Après les insensibles, nous avons droit aux égoïstes. L’équipe du film a annulé ses apparitions publiques à Paris vendredi, ainsi que l’avant-première prévue au Gaumont Marignan. Par respect pour les victimes, la Warner a suspendu toute forme de promotion. La déception des fans parisiens peut à la limite être compréhensible. La réaction en revanche de certains, prêts à insulter voire demander le remboursement à la Warner dépasse l’entendement. Ceux qui pleurent, non pas pour les victimes, mais pour leur 10 secondes de rencontre avec Christian Bale ou Christopher Nolan. Ceux-là auront d’autres occasions. L’équipe du film  n’arrêtera pas de faire des films. Ils n’arrêteront pas de faire des avant-premières à Paris. Ce n’est que partie remise. Pour les 12 victimes de la fusillade, en revanche….

Outre-Atlantique, ce sont les amoureux des armes à feux qui jettent la honte sur le genre humain. A peine le massacre révélé, que déjà ils défendent leur précieux second amendement. Leur fameux droit de détenir une arme.
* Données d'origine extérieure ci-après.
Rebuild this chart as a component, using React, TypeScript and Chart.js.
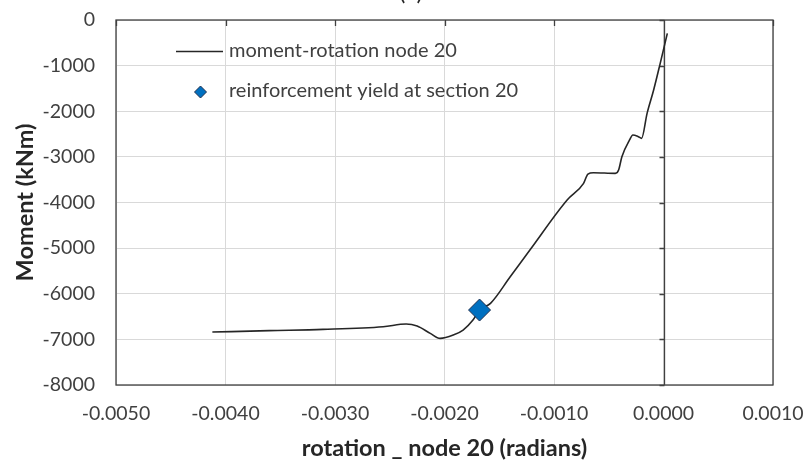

Ils prétendent que le suspect, James Holmes, aurait pu se procurer une arme illégalement tout aussi facilement. Ils ont peut-être raison. Là n’est pas la question. Mais était-ce vraiment le moment d’ouvrir ce genre de débats, quand le corps des victimes n’est pas encore froid, quand 9 personnes se battaient encore entre la vie et la mort ? Sans parler de ceux qui prétendent que des clients du cinéma armés auraient pu arrêter le massacre. Le Cerveau n’ose même pas imaginer le nombre de victimes supplémentaires dans un échange de tirs, dans une salle obscure remplie de gaz lacrymogène.

Et enfin, les ignorants, ceux qui font des amalgames. Des chaînes d’information en continu qui confondent Bane et le suspect. D’autres qui surnomment « Tuerie Batman » cette affaire. Et les derniers sous-entendent que c’est la faute de Batman et des films violents pour quiconque sait lire entre les lignes, se réjouissant de pouvoir « prouver » que les films violents, c’est mal.

Un discours, non seulement faux, mais surtout dangereux. Parce qui si on installe dans les esprits que l’unique cause de la violence est un film, un jeu vidéo ou un programme de télévision, alors ces tragédies continueront ainsi. Personne ne prêtera attention à des possibles signes avant-coureurs sous prétexte qu’une personne n’est pas exposée à la violence des écrans. On ne cherchera jamais une autre solution que de bannir la violence à la télévision pour arrêter ses tueries. Comme si les attentats n’existaient pas avant. Comme si les gens avaient attendu l’invention du cinéma pour s’entretuer…

Mais surtout, cela montre de l’irrespect pour les victimes. Faut-il rappeler que si elles étaient présentes à une séance de Minuit pour voir The Dark Knight Rises c’est qu’elles devaient être elles-mêmes fans de Batman ? Dire ou sous-entendre que le meurtrier a commis son geste en raison pour sa passion pour cet univers, c’est le mettre sur le même plan que ses victimes. C’est prétendre que ces personnes sont – pardon, étaient – elles aussi instables et susceptibles de commettre une telle ignominie.

Le Cerveau est ravagé. C’est peut-être pour ça qu’il a du mal. Mais il ne comprend pas vraiment tout ces gens là.